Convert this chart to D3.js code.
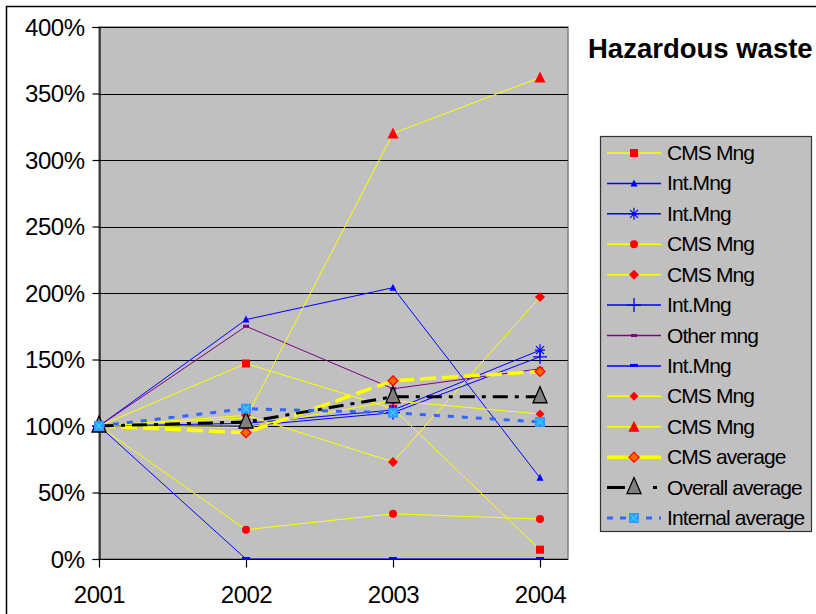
<!DOCTYPE html>
<html>
<head>
<meta charset="utf-8">
<script src="https://cdn.jsdelivr.net/npm/d3@7"></script>
<style>
  body { margin: 0; background: #fff; }
  text { font-family: "Liberation Sans", Arial, sans-serif; }
</style>
</head>
<body>
<svg id="chart" width="816" height="614"></svg>
<script>
// data
var years = ["2001", "2002", "2003", "2004"];
var yTicks = [0, 50, 100, 150, 200, 250, 300, 350, 400];

var seriesNames = ["CMS Mng", "Int.Mng", "Int.Mng", "CMS Mng", "CMS Mng", "Int.Mng", "Other mng",
    "Int.Mng", "CMS Mng", "CMS Mng", "CMS average", "Overall average", "Internal average"];

var cmsSquare   = [100, 147, 113, 7];
var intTriangle = [100, 180, 204, 61];
var intStar     = [100, 102, 112, 157];
var cmsCircle   = [100, 22, 34, 30];
var cmsDiamond  = [100, 108, 73, 197];
var intPlus     = [100, 100, 110, 152];
var otherMng    = [100, 175, 128, 143];
var intDash     = [100, 0, 0, 0];
var cmsDiamond2 = [100, 99, 119, 109];
var cmsTriangle = [100, 106, 320, 362];
var cmsAverage  = [100, 95, 134, 141];
var overallAvg  = [100, 103, 122, 122];
var internalAvg = [100, 113, 110, 103];

var seriesValues = [cmsSquare, intTriangle, intStar, cmsCircle, cmsDiamond, intPlus, otherMng,
    intDash, cmsDiamond2, cmsTriangle, cmsAverage, overallAvg, internalAvg];

// styles for each series (line + marker)
var styles = [
    {color: "#ffff00", width: 1, dash: null, marker: "square"},
    {color: "#0000ff", width: 1, dash: null, marker: "smalltri"},
    {color: "#0000ff", width: 1, dash: null, marker: "star"},
    {color: "#ffff00", width: 1, dash: null, marker: "circle"},
    {color: "#ffff00", width: 1, dash: null, marker: "diamond"},
    {color: "#0000ff", width: 1, dash: null, marker: "plus"},
    {color: "#800080", width: 1, dash: null, marker: "pdash"},
    {color: "#0000ff", width: 1, dash: null, marker: "bdash"},
    {color: "#ffff00", width: 1, dash: null, marker: "diamond2"},
    {color: "#ffff00", width: 1, dash: null, marker: "triangle"},
    {color: "#ffff00", width: 3.5, dash: "16,6", marker: "odiamond"},
    {color: "#000000", width: 3, dash: "15,7,4,7", marker: "gtri"},
    {color: "#3366ff", width: 3, dash: "6,8", marker: "isquare"}
];

var svg = d3.select("#chart");

var plot = {left: 99, right: 568, top: 27, bottom: 559};

var x = d3.scalePoint().domain(years).range([99, 540]);
var y = d3.scaleLinear().domain([0, 400]).range([plot.bottom, plot.top]);

// outer frame
svg.append("rect")
    .attr("x", 6.5).attr("y", 6.5)
    .attr("width", 900).attr("height", 700)
    .style("fill", "none").style("stroke", "#000").style("stroke-width", 1.5);

// plot area
svg.append("rect")
    .attr("x", plot.left).attr("y", plot.top)
    .attr("width", plot.right - plot.left).attr("height", plot.bottom - plot.top)
    .style("fill", "#c0c0c0").style("stroke", "#808080").style("stroke-width", 1.5);

// gridlines
svg.append("g").selectAll("line")
    .data(yTicks.filter(function(d) { return d > 0; }))
    .enter().append("line")
    .attr("x1", plot.left).attr("x2", plot.right)
    .attr("y1", function(d) { return Math.round(y(d)) + 0.5; })
    .attr("y2", function(d) { return Math.round(y(d)) + 0.5; })
    .style("stroke", "#000").style("stroke-width", 1.2);

// y axis
var yAxis = d3.axisLeft(y).tickValues(yTicks).tickSize(7).tickPadding(8)
    .tickFormat(function(d) { return d + "%"; });
var gy = svg.append("g").attr("transform", "translate(" + (plot.left + 0.5) + ",0)").call(yAxis);
gy.select(".domain").style("stroke", "#000").style("stroke-width", 1.2);
gy.selectAll(".tick line").style("stroke", "#000").style("stroke-width", 1.2);
gy.selectAll(".tick text")
    .attr("font-size", "24px").attr("fill", "#000")
    .attr("font-family", "'Liberation Sans', Arial, sans-serif")
    .attr("letter-spacing", "-0.5").attr("dy", "0.35em");

// x axis
var xAxis = d3.axisBottom(x).tickSize(8).tickPadding(18);
var gx = svg.append("g").attr("transform", "translate(0," + (plot.bottom + 0.5) + ")").call(xAxis);
gx.select(".domain").attr("d", "M" + plot.left + ",0H" + plot.right)
    .style("stroke", "#000").style("stroke-width", 1.2);
gx.selectAll(".tick line").style("stroke", "#000").style("stroke-width", 1.2);
gx.selectAll(".tick text")
    .attr("font-size", "24px").attr("fill", "#000")
    .attr("font-family", "'Liberation Sans', Arial, sans-serif")
    .attr("letter-spacing", "-0.5").attr("dy", "0.71em");

// marker drawing
function drawMarker(g, type, cx, cy) {
    var m = g.append("g").attr("transform", "translate(" + cx + "," + cy + ")");
    switch (type) {
        case "square":
            m.append("rect").attr("x", -4).attr("y", -4).attr("width", 8).attr("height", 8).style("fill", "#ff0000");
            break;
        case "circle":
            m.append("circle").attr("r", 4).style("fill", "#ff0000");
            break;
        case "diamond":
            m.append("path").attr("d", "M0,-5L5,0L0,5L-5,0Z").style("fill", "#ff0000");
            break;
        case "diamond2":
            m.append("path").attr("d", "M0,-4.5L4.5,0L0,4.5L-4.5,0Z").style("fill", "#ff0000");
            break;
        case "triangle":
            m.append("path").attr("d", "M0,-6L5.5,5L-5.5,5Z").style("fill", "#ff0000");
            break;
        case "smalltri":
            m.append("path").attr("d", "M0,-4L3.5,3L-3.5,3Z").style("fill", "#0000ff");
            break;
        case "star":
            m.append("path").attr("d", "M-4,-4L4,4M-4,4L4,-4M0,-6V6M-5,0H5")
                .style("stroke", "#0000ff").style("stroke-width", 1.2).style("fill", "none");
            break;
        case "plus":
            m.append("path").attr("d", "M0,-7V7M-7,0H7")
                .style("stroke", "#0000ff").style("stroke-width", 1.3).style("fill", "none");
            break;
        case "pdash":
            m.append("rect").attr("x", -3).attr("y", -1.5).attr("width", 6).attr("height", 3).style("fill", "#800080");
            break;
        case "bdash":
            m.append("rect").attr("x", -4).attr("y", -2).attr("width", 8).attr("height", 3).style("fill", "#0000ff");
            break;
        case "odiamond":
            m.append("path").attr("d", "M0,-5L5,0L0,5L-5,0Z")
                .style("fill", "#ff6600").style("stroke", "#ff0000").style("stroke-width", 1.2);
            break;
        case "gtri":
            m.append("path").attr("d", "M0,-10L7,6L-7,6Z")
                .style("fill", "#808080").style("stroke", "#000").style("stroke-width", 1.3);
            break;
        case "isquare":
            m.append("rect").attr("x", -5).attr("y", -5).attr("width", 10).attr("height", 10).style("fill", "#3399ff");
            m.append("path").attr("d", "M-3,-3L3,3M-3,3L3,-3")
                .style("stroke", "#33ccff").style("stroke-width", 1.5);
            break;
    }
}

var line = d3.line()
    .x(function(d, i) { return x(years[i]); })
    .y(function(d) { return y(d); });

var gSeries = svg.append("g");
seriesValues.forEach(function(vals, s) {
    var st = styles[s];
    var g = gSeries.append("g");
    g.append("path")
        .attr("d", line(vals))
        .style("fill", "none")
        .style("stroke", st.color)
        .style("stroke-width", st.width)
        .style("stroke-dasharray", st.dash);
    vals.forEach(function(v, i) {
        drawMarker(g, st.marker, x(years[i]), y(v));
    });
});

// title
svg.append("text")
    .attr("x", 588).attr("y", 58)
    .attr("font-size", "27.5px").attr("font-weight", "bold")
    .text("Hazardous waste");

// legend
var legend = svg.append("g");
legend.append("rect")
    .attr("x", 600.5).attr("y", 136.5)
    .attr("width", 211).attr("height", 395)
    .style("fill", "#c0c0c0").style("stroke", "#333").style("stroke-width", 1.2);

var legendY = d3.scaleLinear().domain([0, seriesNames.length - 1]).range([153, 518]);

seriesNames.forEach(function(name, s) {
    var st = styles[s];
    var ly = legendY(s);
    var row = legend.append("g");
    row.append("line")
        .attr("x1", 607).attr("x2", 661)
        .attr("y1", ly).attr("y2", ly)
        .style("stroke", st.color)
        .style("stroke-width", st.width === 1 ? 1.5 : st.width)
        .style("stroke-dasharray", st.dash ? (s === 10 ? "26,7,28" : s === 11 ? "18,28,4" : "6,7") : null);
    drawMarker(row, st.marker, 634, ly);
    row.append("text")
        .attr("x", 667).attr("y", ly + 7)
        .attr("font-size", "21px")
        .attr("letter-spacing", "-0.9")
        .text(name);
});
</script>
</body>
</html>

# # # # #

WORK REQUIRED —
Print, exactly as written, the lines above from the first one to the one containing "cmsAverage, overallAvg, internalAvg];". Leave out pictures.

ANSWER TO THE TASK —
Convert this chart to D3.js code.
<!DOCTYPE html>
<html>
<head>
<meta charset="utf-8">
<script src="https://cdn.jsdelivr.net/npm/d3@7"></script>
<style>
  body { margin: 0; background: #fff; }
  text { font-family: "Liberation Sans", Arial, sans-serif; }
</style>
</head>
<body>
<svg id="chart" width="816" height="614"></svg>
<script>
// data
var years = ["2001", "2002", "2003", "2004"];
var yTicks = [0, 50, 100, 150, 200, 250, 300, 350, 400];

var seriesNames = ["CMS Mng", "Int.Mng", "Int.Mng", "CMS Mng", "CMS Mng", "Int.Mng", "Other mng",
    "Int.Mng", "CMS Mng", "CMS Mng", "CMS average", "Overall average", "Internal average"];

var cmsSquare   = [100, 147, 113, 7];
var intTriangle = [100, 180, 204, 61];
var intStar     = [100, 102, 112, 157];
var cmsCircle   = [100, 22, 34, 30];
var cmsDiamond  = [100, 108, 73, 197];
var intPlus     = [100, 100, 110, 152];
var otherMng    = [100, 175, 128, 143];
var intDash     = [100, 0, 0, 0];
var cmsDiamond2 = [100, 99, 119, 109];
var cmsTriangle = [100, 106, 320, 362];
var cmsAverage  = [100, 95, 134, 141];
var overallAvg  = [100, 103, 122, 122];
var internalAvg = [100, 113, 110, 103];

var seriesValues = [cmsSquare, intTriangle, intStar, cmsCircle, cmsDiamond, intPlus, otherMng,
    intDash, cmsDiamond2, cmsTriangle, cmsAverage, overallAvg, internalAvg];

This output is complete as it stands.